Attentats parisiens de 2015 : rejet de toute responsabilité de l’État

A la suite de la vague d’attentats qui a touché la France le 13 novembre 2015, des victimes avait saisi la juridiction administrative parisienne aux fins de faire reconnaître une défaillance de l’État.

Par 3 décisions du 18 juillet 2018, le juge administratif rejette les requêtes des victimes des attentats.

Les victimes y visaient plusieurs niveaux de services de l’État.

Le premier grief était celui d’un “défaut de surveillance des auteurs des attentats“.

Était également allégué un “défaut de surveillance de la salle de spectacle du Bataclan“.

Finalement, les victimes se prévalaient d’un “défaut de coopération des services de renseignement“.

Toutefois, le juge administratif ne relève aucune faute lourde imputable aux forces armées et donc à l’État français;

Seule une faute de cette nature permettrait d’engager la responsabilité de la puissance publique.

Le défaut de surveillance des auteurs des attentats

Plusieurs des auteurs avaient été identifiés et faisaient l’objet de suivis judiciaires (contrôle judiciaire, confiscation de passeport, interdiction de sortie du territoire, mandats d’arrêt international) pour certains et de la part des services des renseignements pour d’autres (fichage S).

En outre, les attentats ont été préparés hors du territoire français, les terroristes n’étant arrivés que la veille des évènements.

A ceci s’ajoute qu’ils communiquent via messageries cryptées.

Les requérants ne démontrent pas que les services des renseignements étaient en possession “de renseignements permettant de prévenir la survenue des
attentats d’un 13 novembre 2015“.

S’ajoute que certains auteurs étaient inconnus des services de renseignement et circulaient sous de fausses identités via les itinéraires d’immigration massive de 2015 ; pour d’autres, les signalements d’homologues étrangers ne sont parvenus que le jour des attentats.

La circonstance de ce que les “difficultés particulières inhérentes à l’activité des services de renseignement” et notamment eu égard “aux moyens et aux connaissances limités dont disposaient alors ces services à la fois pour appréhender et prévenir de nouvelles formes d’attentat terroriste,  les éléments produits par les requérants ne permettent pas d’établir, dans le contexte d’absence de contrôle aux frontières intérieures de l’espace Schengen, que l’État aurait commis une faute lourde de nature à engager sa responsabilité consistant en un défaut de surveillance des individus susmentionnés à l’origine des attentats du
13 novembre 2015″.

Le défaut de surveillance de la salle de spectacle du Bataclan

Le juge administratif évoque un précédent non-lieu à la suite d’un signalement à la fin de années 2000 concernant un projet d’attentat visant cette salle de spectacle ; l’information préalable ne vaut pas faute, notamment parce que le Bataclan n’était pas nommément visé.
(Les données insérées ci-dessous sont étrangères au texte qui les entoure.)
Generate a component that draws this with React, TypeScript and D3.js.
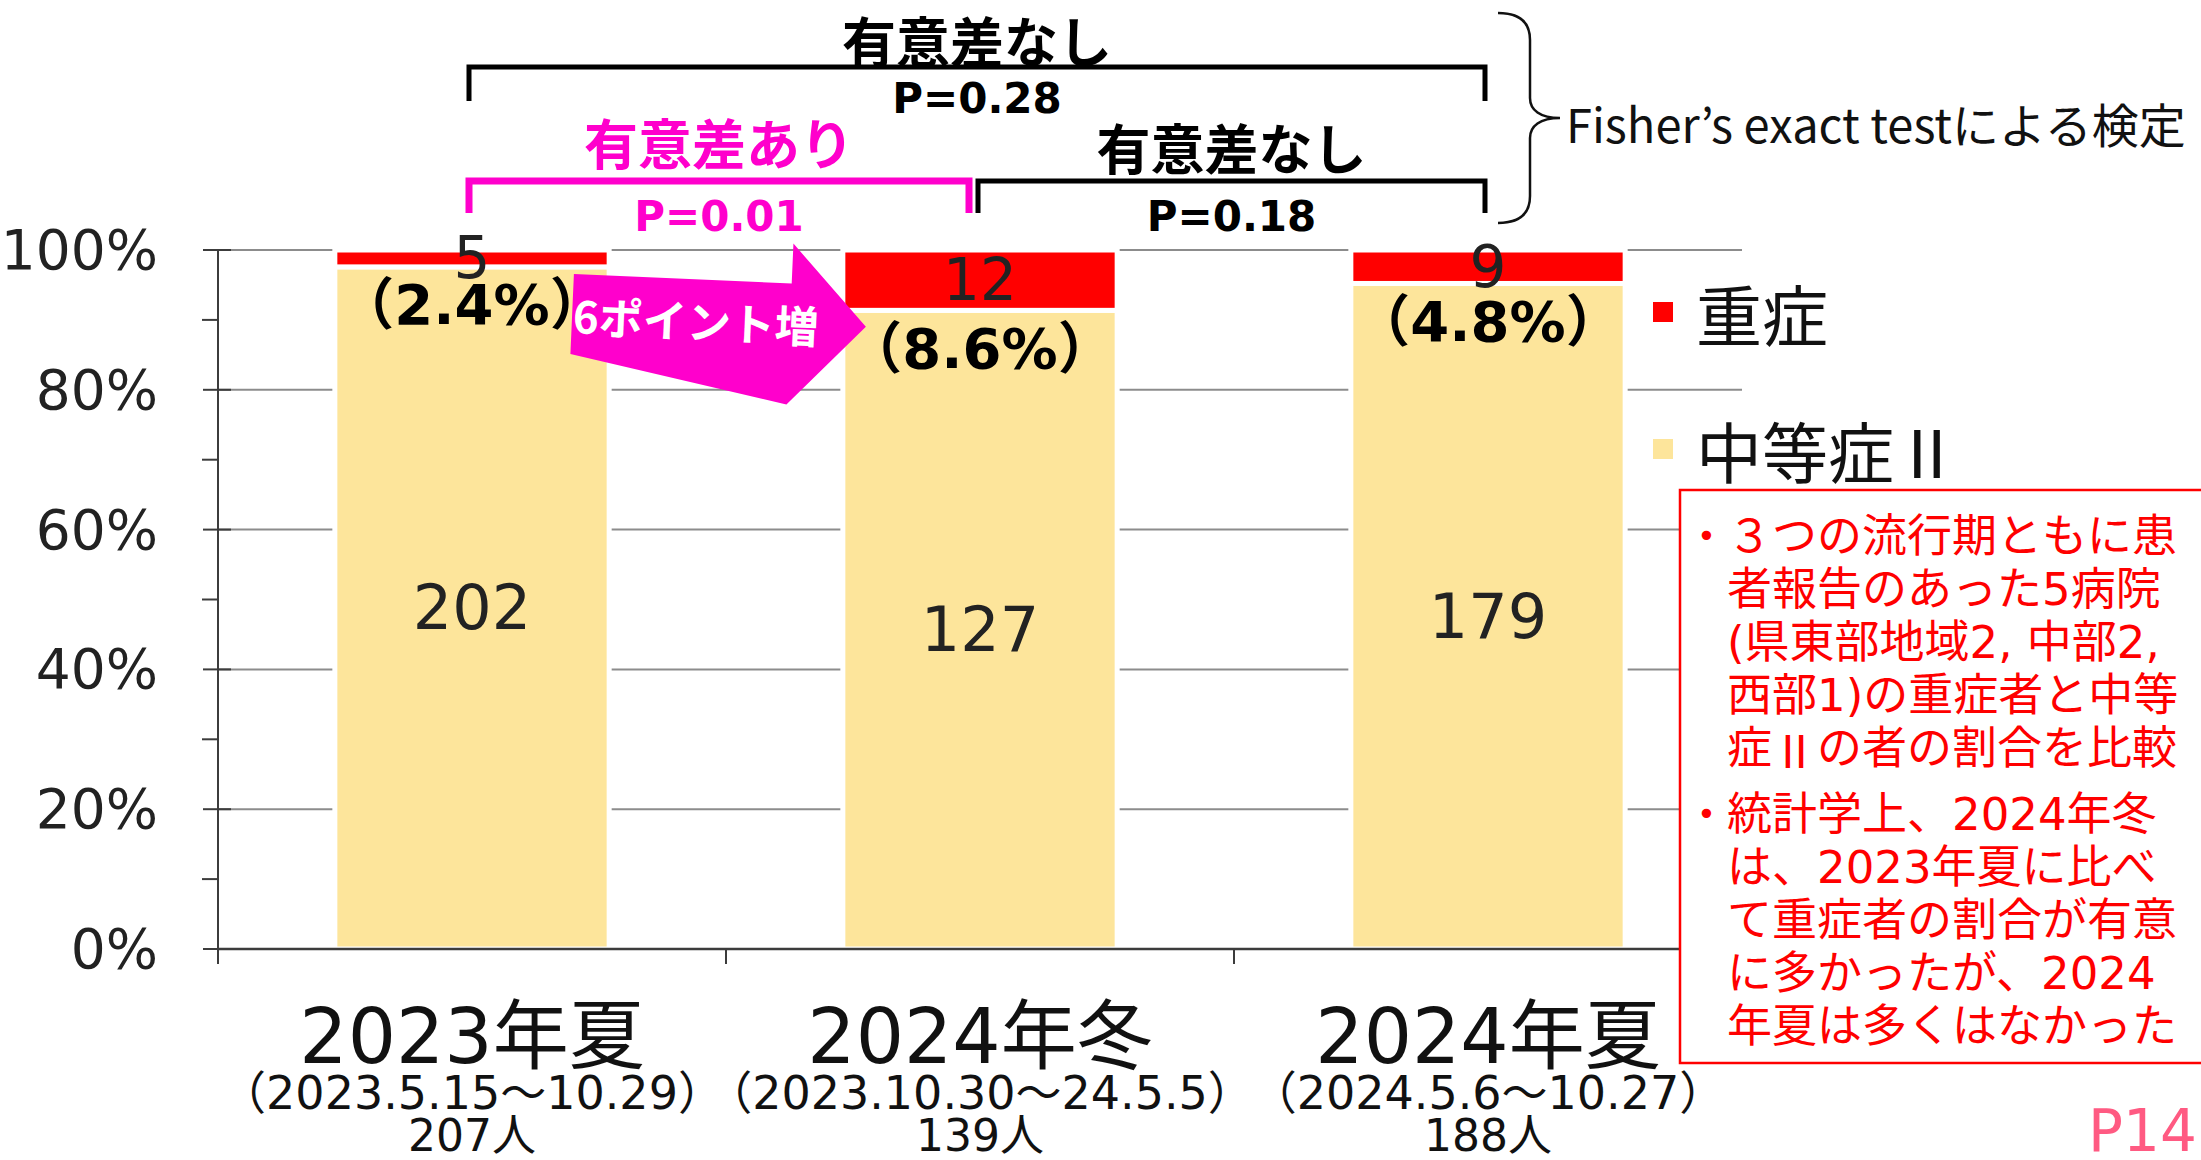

Aucun dispositif n’était exigible ; aucune faute lourde n’est à retenir.

Le défaut de coopération des services de renseignement

Les requérants se prévalent de l’absence de coopération en matière de terrorisme au sein de l’Union Européenne.

Si un dispositif de coopération préexistait en 2015 – renforcé par la nécessité évidente de combattre le terrorisme – du fait de la décision 2005/671/JAI du Conseil de l’UE du 20 septembre 2005 relative à l’échange d’informations et à la coopération concernant les infractions terroristes les requérants ne démontrent pas une violation constitutive d’une faute de la part des services de renseignement français, qui serait à l’origine des attentats.

Cette faute consisterait en une omission de répercuter, sous forme d’action stratégique sur le terrain, une information provenant de leurs homologues européens.

D’autres faits sont indépendants des services français ; le juge considère qu’il n’est pas prouvé qu’ils en auraient été informés.

La décision de première instance rejette donc intégralement les demandes des requérants.

Cette décision est une blessure de plus pour les victimes et leurs familles.

Le rejet de la responsabilité de l’État entraine le rejet des indemnisations sollicitées.

Toutefois, ces indemnisations s’ajoutent à celles que les victimes peuvent obtenir devant le FGTI.

Ceci étant dit, les relations victimes/FGTI semblent compliquées.

En effet, à ce jour, peu de dossiers de victimes ont été intégralement traités et donc indemnisés.

Le combat continue pour les victimes en vue de leur reconstruction et pour leurs avocats concernant leur indemnisation.

Bcv Lex se tient, comme à l’accoutumée, aux côtés des victimes.